Bringing a new child into your home, your family, and your life is a hugely significant life event. These kinds of monumental occasions require adjustments to the status quo so that they fit in with the rest of your lifestyle as best as possible. A new child, whether that’s a newborn baby, a foster child, or an adopted child, will undoubtedly change your life forever. It is helpful to be prepared in advance for the adjustments you will find yourself having to make as this new child becomes an important part of your life. Here are a few ways you might consider adjusting your life in order to accommodate a new child.
Preparing Your Family
Everyone has a unique family dynamic. If the new child will be your first, it is important that you and your loved ones are prepared. However, it is more important when there are more people involved. For example, explain to any children you might already have if they are soon to meet a new sibling. Tell the people closest to you if you plan to introduce a new child into your home, as they might be able to offer support. Avoid keeping secrets from people whose lives will be directly impacted by your new child, whether that’s your own parents or your children.

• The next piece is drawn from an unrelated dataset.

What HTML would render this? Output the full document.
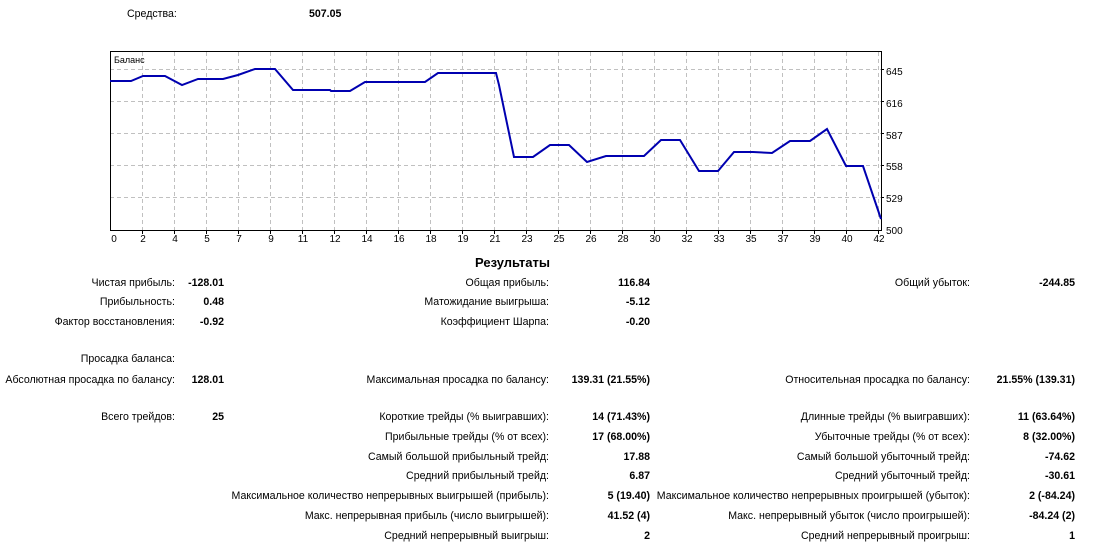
<!DOCTYPE html>
<html><head><meta charset="utf-8"><style>
body{margin:0;width:1099px;height:549px;background:#fff;position:relative;overflow:hidden;font-family:"Liberation Sans",sans-serif;font-size:10.6px;color:#000}
.l,.v{position:absolute;white-space:nowrap;line-height:13px}
.l{text-align:right}
.v{text-align:right;font-weight:bold}
</style></head><body>
<div class="l" style="left:127px;top:8px;text-align:left">Средства:</div>
<div class="v" style="left:309px;top:8px;text-align:left">507.05</div>
<svg style="position:absolute;left:0;top:0" width="1099" height="250">
<g stroke="#c0c0c0" stroke-dasharray="4,3" stroke-width="1">
<line x1="110" y1="69.5" x2="881" y2="69.5"/><line x1="110" y1="101.5" x2="881" y2="101.5"/><line x1="110" y1="133.5" x2="881" y2="133.5"/><line x1="110" y1="165.5" x2="881" y2="165.5"/><line x1="110" y1="197.5" x2="881" y2="197.5"/>
</g>
<g stroke="#c0c0c0" stroke-dasharray="4,3" stroke-width="1" id="vg"></g>
<rect x="110.5" y="51.5" width="771" height="179" fill="none" stroke="#000"/>
<polyline fill="none" stroke="#0000b0" stroke-width="2" points="110,81 131,81 143,76 165,76 182,85 198,79 223,79 238,75 255,69 275,69 293,90 330,90 331,91 350,91 365,82 425,82 438,73 496,73 499,85 514,157 533,157 550,145 569,145 587,162 606,156 624,156 644,156 661,140 680,140 699,171 718,171 734,152 753,152 772,153 790,141 810,141 827,129 846,166 863,166 881,219"/>
<text x="114" y="63" font-size="9" font-family="Liberation Sans">Баланс</text>
<g font-size="10" font-family="Liberation Sans" id="yl">
<text x="886" y="75">645</text><text x="886" y="107">616</text><text x="886" y="139">587</text><text x="886" y="170">558</text><text x="886" y="202">529</text><text x="886" y="234">500</text>
</g>
<g stroke="#000"><line x1="881" y1="69.5" x2="884" y2="69.5"/><line x1="881" y1="101.5" x2="884" y2="101.5"/><line x1="881" y1="133.5" x2="884" y2="133.5"/><line x1="881" y1="165.5" x2="884" y2="165.5"/><line x1="881" y1="197.5" x2="884" y2="197.5"/></g>
<g font-size="10" font-family="Liberation Sans" text-anchor="middle" id="xl"></g>
</svg>
<script>
var xs=["0","2","4","5","7","9","11","12","14","16","18","19","21","23","25","26","28","30","32","33","35","37","39","40","42"];
var vg=document.getElementById('vg'),xl=document.getElementById('xl'),ns="http://www.w3.org/2000/svg";
for(var i=0;i<xs.length;i++){var x=110+i*32;
if(i>0){var ln=document.createElementNS(ns,'line');ln.setAttribute('x1',x+.5);ln.setAttribute('x2',x+.5);ln.setAttribute('y1',52);ln.setAttribute('y2',230);vg.appendChild(ln);
var tk=document.createElementNS(ns,'line');tk.setAttribute('x1',x+.5);tk.setAttribute('x2',x+.5);tk.setAttribute('y1',230);tk.setAttribute('y2',234);tk.setAttribute('stroke','#000');vg.parentNode.appendChild(tk);}
var t=document.createElementNS(ns,'text');t.setAttribute('x',i==0?114:x+1);t.setAttribute('y',242);t.textContent=xs[i];xl.appendChild(t);}
</script>
<div class="v" style="left:475px;top:256px;font-size:13px;text-align:left">Результаты</div>
<div id="t"></div>
<script>
var rows=[
[277,"Чистая прибыль:","-128.01","Общая прибыль:","116.84","Общий убыток:","-244.85"],
[296,"Прибыльность:","0.48","Матожидание выигрыша:","-5.12","",""],
[316,"Фактор восстановления:","-0.92","Коэффициент Шарпа:","-0.20","",""],
[353,"Просадка баланса:","","","","",""],
[374,"Абсолютная просадка по балансу:","128.01","Максимальная просадка по балансу:","139.31 (21.55%)","Относительная просадка по балансу:","21.55% (139.31)"],
[411,"Всего трейдов:","25","Короткие трейды (% выигравших):","14 (71.43%)","Длинные трейды (% выигравших):","11 (63.64%)"],
[431,"","","Прибыльные трейды (% от всех):","17 (68.00%)","Убыточные трейды (% от всех):","8 (32.00%)"],
[451,"","","Самый большой прибыльный трейд:","17.88","Самый большой убыточный трейд:","-74.62"],
[470,"","","Средний прибыльный трейд:","6.87","Средний убыточный трейд:","-30.61"],
[490,"","","Максимальное количество непрерывных выигрышей (прибыль):","5 (19.40)","Максимальное количество непрерывных проигрышей (убыток):","2 (-84.24)"],
[510,"","","Макс. непрерывная прибыль (число выигрышей):","41.52 (4)","Макс. непрерывный убыток (число проигрышей):","-84.24 (2)"],
[530,"","","Средний непрерывный выигрыш:","2","Средний непрерывный проигрыш:","1"]];
var lx=[175,549,970],vx=[224,650,1075],h="";
rows.forEach(function(r){for(var c=0;c<3;c++){if(r[1+c*2])h+='<div class="l" style="right:'+(1099-lx[c])+'px;top:'+r[0]+'px">'+r[1+c*2]+'</div>';
if(r[2+c*2])h+='<div class="v" style="right:'+(1099-vx[c])+'px;top:'+r[0]+'px">'+r[2+c*2]+'</div>';}});
document.getElementById('t').innerHTML=h;
</script>
</body></html>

Creating a Dedicated Space
A new child will need their own space to live, grow, and sleep. This can be a big adjustment to your physical living space and habits. You will have to find room for the new child.
Depending on the circumstances of their arrival, there are a variety of ways to go about this.

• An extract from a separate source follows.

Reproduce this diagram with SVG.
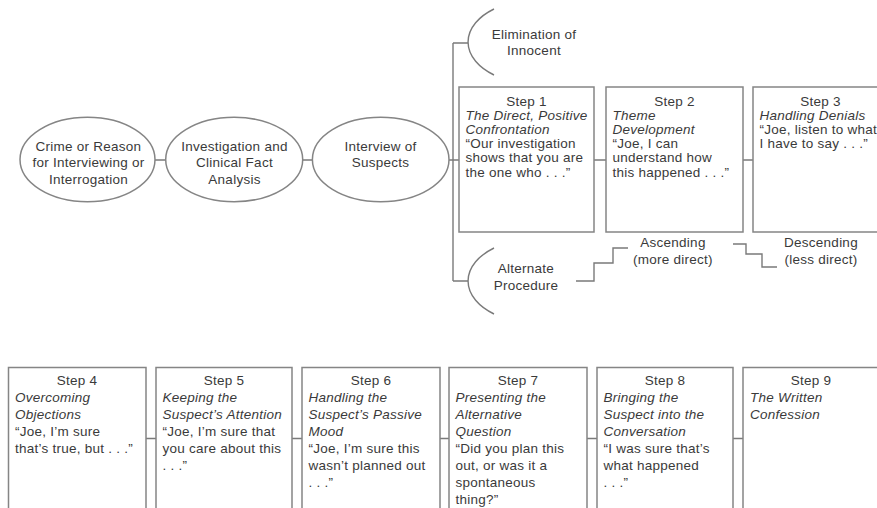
<svg xmlns="http://www.w3.org/2000/svg" width="877" height="508" viewBox="0 0 877 508">
<style>
  .shape { fill: #ffffff; stroke: #858585; stroke-width: 1.5; }
  .line { fill: none; stroke: #7a7a7a; stroke-width: 1.4; }
  text { font-family: "Liberation Sans", Arial, sans-serif; font-size: 13.5px; fill: #3a3a3a; letter-spacing: 0.25px; }
  .c { text-anchor: middle; }
  .i { font-style: italic; }
</style>
<rect x="0" y="0" width="877" height="508" fill="#ffffff"/>

<g id="connectors">
  <path class="line" d="M155 160 H166 M302.5 160 H312.5 M449 160 H459"/>
  <path class="line" d="M453 43 V281 M453 43 H468 M453 281 H468"/>
  <path class="line" d="M594 160 H606 M743 160 H753"/>
  <path class="line" d="M146 438.5 H156 M292 438.5 H302 M440 438.5 H449 M587 438.5 H597 M733 438.5 H743"/>
  <path class="line" d="M576 281 H594 V263 H613 V248 H628"/>
  <path class="line" d="M733 244 H746 V254 H762 V267 H777"/>
</g>

<g id="crime">
  <ellipse class="shape" cx="87.5" cy="159.5" rx="67.5" ry="42.2"/>
  <text class="c" x="88.5" y="150.5">Crime or Reason</text>
  <text class="c" x="88.5" y="167">for Interviewing or</text>
  <text class="c" x="88.5" y="183.5">Interrogation</text>
</g>
<g id="investigation">
  <ellipse class="shape" cx="234.2" cy="159.5" rx="68.5" ry="42.2"/>
  <text class="c" x="234.5" y="150.5">Investigation and</text>
  <text class="c" x="234.5" y="167">Clinical Fact</text>
  <text class="c" x="234.5" y="183.5">Analysis</text>
</g>
<g id="interview">
  <ellipse class="shape" cx="380.7" cy="159.5" rx="68.3" ry="42.2"/>
  <text class="c" x="380.5" y="150.5">Interview of</text>
  <text class="c" x="380.5" y="167">Suspects</text>
</g>

<g id="elimination">
  <path class="line" d="M494 9 A68 42 0 0 0 494 75"/>
  <text class="c" x="534" y="38.5">Elimination of</text>
  <text class="c" x="534" y="55">Innocent</text>
</g>
<g id="alternate">
  <path class="line" d="M494 248 A68 42 0 0 0 494 314"/>
  <text class="c" x="526" y="272.5">Alternate</text>
  <text class="c" x="526" y="289.5">Procedure</text>
</g>
<g id="ascending">
  <text class="c" x="673" y="247">Ascending</text>
  <text class="c" x="673" y="263.5">(more direct)</text>
</g>
<g id="descending">
  <text class="c" x="821" y="247">Descending</text>
  <text class="c" x="821" y="263.5">(less direct)</text>
</g>

<g id="step1">
  <rect class="shape" x="459" y="87" width="135" height="145"/>
  <text class="c" x="526.5" y="105.5">Step 1</text>
  <text class="i" x="465.5" y="119.7">The Direct, Positive</text>
  <text class="i" x="465.5" y="133.9">Confrontation</text>
  <text x="465.5" y="148.1">“Our investigation</text>
  <text x="465.5" y="162.3">shows that you are</text>
  <text x="465.5" y="176.5">the one who . . .”</text>
</g>
<g id="step2">
  <rect class="shape" x="606" y="87" width="137" height="145"/>
  <text class="c" x="674.5" y="105.5">Step 2</text>
  <text class="i" x="612.5" y="119.7">Theme</text>
  <text class="i" x="612.5" y="133.9">Development</text>
  <text x="612.5" y="148.1">“Joe, I can</text>
  <text x="612.5" y="162.3">understand how</text>
  <text x="612.5" y="176.5">this happened . . .”</text>
</g>
<g id="step3">
  <rect class="shape" x="753" y="87" width="136" height="145"/>
  <text class="c" x="820.5" y="105.5">Step 3</text>
  <text class="i" x="759.5" y="119.7">Handling Denials</text>
  <text x="759.5" y="133.9">“Joe, listen to what</text>
  <text x="759.5" y="148.1">I have to say . . .”</text>
</g>

<g id="step4">
  <rect class="shape" x="8.5" y="367.5" width="137.5" height="160"/>
  <text class="c" x="77" y="384.5">Step 4</text>
  <text class="i" x="15" y="401.6">Overcoming</text>
  <text class="i" x="15" y="418.7">Objections</text>
  <text x="15" y="435.8">“Joe, I’m sure</text>
  <text x="15" y="452.9">that’s true, but . . .”</text>
</g>
<g id="step5">
  <rect class="shape" x="156" y="367.5" width="136" height="160"/>
  <text class="c" x="224" y="384.5">Step 5</text>
  <text class="i" x="162.5" y="401.6">Keeping the</text>
  <text class="i" x="162.5" y="418.7">Suspect’s Attention</text>
  <text x="162.5" y="435.8">“Joe, I’m sure that</text>
  <text x="162.5" y="452.9">you care about this</text>
  <text x="162.5" y="470">. . .”</text>
</g>
<g id="step6">
  <rect class="shape" x="302" y="367.5" width="138" height="160"/>
  <text class="c" x="371" y="384.5">Step 6</text>
  <text class="i" x="308.5" y="401.6">Handling the</text>
  <text class="i" x="308.5" y="418.7">Suspect’s Passive</text>
  <text class="i" x="308.5" y="435.8">Mood</text>
  <text x="308.5" y="452.9">“Joe, I’m sure this</text>
  <text x="308.5" y="470">wasn’t planned out</text>
  <text x="308.5" y="487.1">. . .”</text>
</g>
<g id="step7">
  <rect class="shape" x="449" y="367.5" width="138" height="160"/>
  <text class="c" x="518" y="384.5">Step 7</text>
  <text class="i" x="455.5" y="401.6">Presenting the</text>
  <text class="i" x="455.5" y="418.7">Alternative</text>
  <text class="i" x="455.5" y="435.8">Question</text>
  <text x="455.5" y="452.9">“Did you plan this</text>
  <text x="455.5" y="470">out, or was it a</text>
  <text x="455.5" y="487.1">spontaneous</text>
  <text x="455.5" y="504.2">thing?”</text>
</g>
<g id="step8">
  <rect class="shape" x="597" y="367.5" width="136" height="160"/>
  <text class="c" x="665" y="384.5">Step 8</text>
  <text class="i" x="603.5" y="401.6">Bringing the</text>
  <text class="i" x="603.5" y="418.7">Suspect into the</text>
  <text class="i" x="603.5" y="435.8">Conversation</text>
  <text x="603.5" y="452.9">“I was sure that’s</text>
  <text x="603.5" y="470">what happened</text>
  <text x="603.5" y="487.1">. . .”</text>
</g>
<g id="step9">
  <rect class="shape" x="743" y="367.5" width="137" height="160"/>
  <text class="c" x="811" y="384.5">Step 9</text>
  <text class="i" x="750" y="401.6">The Written</text>
  <text class="i" x="750" y="418.7">Confession</text>
</g>
</svg>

- For a newborn baby, plan in advance what sleeping arrangements you prefer. Many parents keep their babies in the same room until they are six months old, as this is what the Lullaby Trust recommends for safer sleeping. If you have a room for your baby to move into when the time comes, choose furniture and decorations suitable for their age.
- For a foster child, you may not have much knowledge about their personality or background until soon before they arrive. Foster care is about providing somewhere safe and peaceful for a vulnerable child, so make sure their room is clean, comfortable, and welcoming. You can find more information about fostering at thefca.co.uk.

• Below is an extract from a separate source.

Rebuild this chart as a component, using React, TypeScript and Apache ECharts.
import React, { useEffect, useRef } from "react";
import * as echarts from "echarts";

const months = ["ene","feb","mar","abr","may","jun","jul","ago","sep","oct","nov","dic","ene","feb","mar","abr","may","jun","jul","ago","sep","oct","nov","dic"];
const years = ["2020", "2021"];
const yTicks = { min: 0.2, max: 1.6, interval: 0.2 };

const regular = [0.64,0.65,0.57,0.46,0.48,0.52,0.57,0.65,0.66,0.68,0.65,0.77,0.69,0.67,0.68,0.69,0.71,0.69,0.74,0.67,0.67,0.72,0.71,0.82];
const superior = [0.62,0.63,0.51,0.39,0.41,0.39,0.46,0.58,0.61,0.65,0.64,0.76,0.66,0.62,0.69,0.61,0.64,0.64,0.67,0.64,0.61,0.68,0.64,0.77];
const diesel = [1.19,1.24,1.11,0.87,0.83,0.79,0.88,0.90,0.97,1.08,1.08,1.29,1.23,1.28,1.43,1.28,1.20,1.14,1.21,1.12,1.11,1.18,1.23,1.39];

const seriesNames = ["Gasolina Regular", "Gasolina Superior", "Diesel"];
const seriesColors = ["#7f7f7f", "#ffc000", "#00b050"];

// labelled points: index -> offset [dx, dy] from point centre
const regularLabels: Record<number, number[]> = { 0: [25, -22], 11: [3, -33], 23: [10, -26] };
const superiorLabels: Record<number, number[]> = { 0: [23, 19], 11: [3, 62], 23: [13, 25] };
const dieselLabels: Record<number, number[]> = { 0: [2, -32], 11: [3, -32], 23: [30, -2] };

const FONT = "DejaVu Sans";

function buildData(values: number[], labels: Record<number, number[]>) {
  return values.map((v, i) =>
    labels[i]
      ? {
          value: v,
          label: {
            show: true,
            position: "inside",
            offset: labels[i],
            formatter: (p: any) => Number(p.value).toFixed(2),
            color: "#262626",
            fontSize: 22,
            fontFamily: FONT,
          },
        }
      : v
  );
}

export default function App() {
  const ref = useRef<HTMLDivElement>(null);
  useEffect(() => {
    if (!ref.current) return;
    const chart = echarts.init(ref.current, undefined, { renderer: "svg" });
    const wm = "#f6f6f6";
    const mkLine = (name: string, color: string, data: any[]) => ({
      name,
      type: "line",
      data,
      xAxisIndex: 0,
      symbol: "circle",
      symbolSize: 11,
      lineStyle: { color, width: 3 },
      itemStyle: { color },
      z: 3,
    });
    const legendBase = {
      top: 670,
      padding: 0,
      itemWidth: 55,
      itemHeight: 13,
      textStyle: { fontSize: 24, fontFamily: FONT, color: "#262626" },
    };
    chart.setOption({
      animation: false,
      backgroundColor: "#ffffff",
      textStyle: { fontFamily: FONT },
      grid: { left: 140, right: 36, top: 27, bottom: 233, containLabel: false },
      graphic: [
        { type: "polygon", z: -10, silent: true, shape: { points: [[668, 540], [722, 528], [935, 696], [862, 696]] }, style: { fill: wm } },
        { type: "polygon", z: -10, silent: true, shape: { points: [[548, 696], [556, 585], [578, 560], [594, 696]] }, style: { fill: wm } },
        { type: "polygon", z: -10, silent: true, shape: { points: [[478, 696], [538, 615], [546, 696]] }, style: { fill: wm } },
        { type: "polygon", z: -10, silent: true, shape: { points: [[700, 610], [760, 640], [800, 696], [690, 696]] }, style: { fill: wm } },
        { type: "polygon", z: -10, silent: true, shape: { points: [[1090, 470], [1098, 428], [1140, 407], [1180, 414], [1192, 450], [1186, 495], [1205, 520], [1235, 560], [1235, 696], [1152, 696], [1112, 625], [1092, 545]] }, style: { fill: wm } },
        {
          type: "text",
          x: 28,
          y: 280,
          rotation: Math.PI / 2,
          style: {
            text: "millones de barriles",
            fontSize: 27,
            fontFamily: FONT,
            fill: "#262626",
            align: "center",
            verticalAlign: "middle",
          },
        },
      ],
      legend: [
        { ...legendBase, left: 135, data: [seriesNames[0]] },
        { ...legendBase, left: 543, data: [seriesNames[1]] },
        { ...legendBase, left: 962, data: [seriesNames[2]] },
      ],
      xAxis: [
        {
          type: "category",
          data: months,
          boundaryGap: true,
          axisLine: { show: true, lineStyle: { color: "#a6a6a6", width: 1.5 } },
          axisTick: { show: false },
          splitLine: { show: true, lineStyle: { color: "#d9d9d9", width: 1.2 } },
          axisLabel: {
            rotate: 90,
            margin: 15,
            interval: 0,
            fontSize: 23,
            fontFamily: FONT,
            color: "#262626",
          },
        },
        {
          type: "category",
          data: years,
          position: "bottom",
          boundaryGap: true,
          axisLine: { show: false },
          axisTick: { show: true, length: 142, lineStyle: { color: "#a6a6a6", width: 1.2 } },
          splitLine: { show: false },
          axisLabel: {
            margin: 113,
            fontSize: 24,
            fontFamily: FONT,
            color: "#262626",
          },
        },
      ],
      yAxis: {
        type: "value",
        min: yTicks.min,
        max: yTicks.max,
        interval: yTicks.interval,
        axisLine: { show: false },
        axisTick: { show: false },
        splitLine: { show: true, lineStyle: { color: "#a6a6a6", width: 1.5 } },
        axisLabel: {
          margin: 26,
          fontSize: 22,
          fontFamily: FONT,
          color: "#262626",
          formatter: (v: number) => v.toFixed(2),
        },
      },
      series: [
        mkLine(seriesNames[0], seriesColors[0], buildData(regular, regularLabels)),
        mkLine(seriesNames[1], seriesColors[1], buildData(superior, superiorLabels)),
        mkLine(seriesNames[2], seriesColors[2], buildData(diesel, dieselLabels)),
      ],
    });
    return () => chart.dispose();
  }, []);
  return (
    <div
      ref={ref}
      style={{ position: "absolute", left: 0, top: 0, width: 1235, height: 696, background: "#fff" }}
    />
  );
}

- For an adopted child who is not a baby, you can use their personality and interests as inspiration for their space. If they are old enough and want to contribute, let them suggest ideas and themes for decor. The more you can tailor their room to their unique personality, the easier it will be for them to feel at home.
Rearranging Your Routine
Adjusting your routine around a new child will vary greatly depending on who you are, how flexible you can be, and how much change your new child brings into your life. You must work out what makes sense for your personal situation, and this can’t be prescribed externally. It might take a few changes along the way, but eventually, you’ll find a rhythm that suits you and your new child.